The advertising for this DVD implies “an all- new, full- length adventure,” but it is, in fact, a series of six short stories rather than a single, long one. Actually this is probably better for most preschoolers, since they tend to only sit still long enough for a story or two. Thankfully, each of the stories is a separate DVD chapter. The individual stories are loosely tied together by the premise that Christopher Robin bookmarked his favorite story about each character. Rather than waiting for Christopher to return home and read the stories to them, Pooh and the gang decide to read the stories themselves, with the help of the movie’s narrator.
Spoiler alert — each of the six stories follows different plots:
There are a couple of goodies worth noting. The first is a pretty nice 10- minute documentary called “When Pooh Was Very Young,” which covers Pooh’s history from A.A. Milne’s inception of the character through The Book of Pooh. It has several interesting tidbits, and provides good background information for the parents.
The other goodies are strictly for children: a set of simple puzzles with matching shapes, connect- the- dots pages, and coloring pages. Each of the games is narrated, so children can understand how to play them. All are designed with easy first pages and subsequent pages that increase in difficulty.

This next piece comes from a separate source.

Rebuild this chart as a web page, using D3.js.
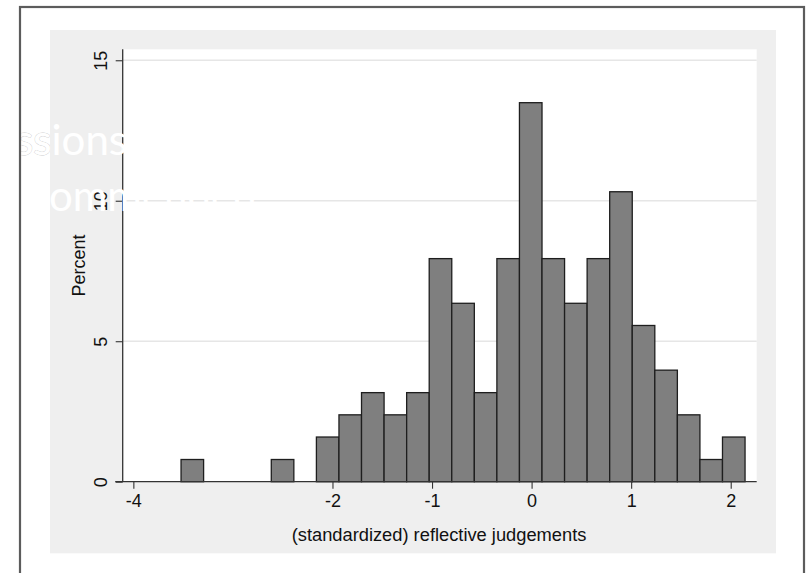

The Video, Audio and Interface
There is nothing terribly special about the video. Like the TV show, it is in full- frame, and issues related to the video are caused more by the virtual set imaging rather than the transfer to DVD. As one would expect for a direct- to- video, the colors are bright and solid with no major flaws.
The audio is presented in Dolby Digital 5.1 surround, but the only surround effects that I noticed were during the scenes with music. Most of the audio comes from the front speakers, but it is clear and should sound fine on any system. Since this title is designed for children, the producers were probably not concerned with the lack of surround activity on a 5.1 audio mix.
The most impressive value- added feature on this disc is the interface, which opens with a nicely animated scene of The Book of Pooh book opening up and presenting the top menu to the viewer. A narrator then tells the viewer what each of the selections are, and how to select them. For children who cannot read, Disney provides an icon, such as a honey pot or carrot, with the narrator explaining what the are for.
For example, viewers are informed that selecting the leaf plays the movie, and next to the leaf is the word “Play.” Only the main menu and the Bonus Features menu are narrated. All of the menus have some type of upbeat musical accompaniment, and the menus themselves are bright, clear, and laid out in a simple hierarchy. The interface is actually one of the better executed children’s DVD interfaces that I have seen.
The Final Evaluation
From the minute you pop this disc in your player, it is clear that this disc is truly targeted at younger viewers rather than at parents or older children. With the narrated menus, games, etc. to help children find their way around the disc and the movie being a series of short stories for short attention spans, the disc is pretty solid as a children’s title. Overall, though, the stories, songs, and visual presentation on the DVD are virtually indistinguishable from the TV series, so do not expect this disc to push The Book of Pooh into new territory with better graphics, puppets, and so on.
If you and your children love the TV series and cannot get enough of it, then this disc is for you. If you have not seen the TV series or do not have access to the Disney Channel, you may want to at least give the disc a rental spin to check out Pooh and the gang in this unique visual presentation.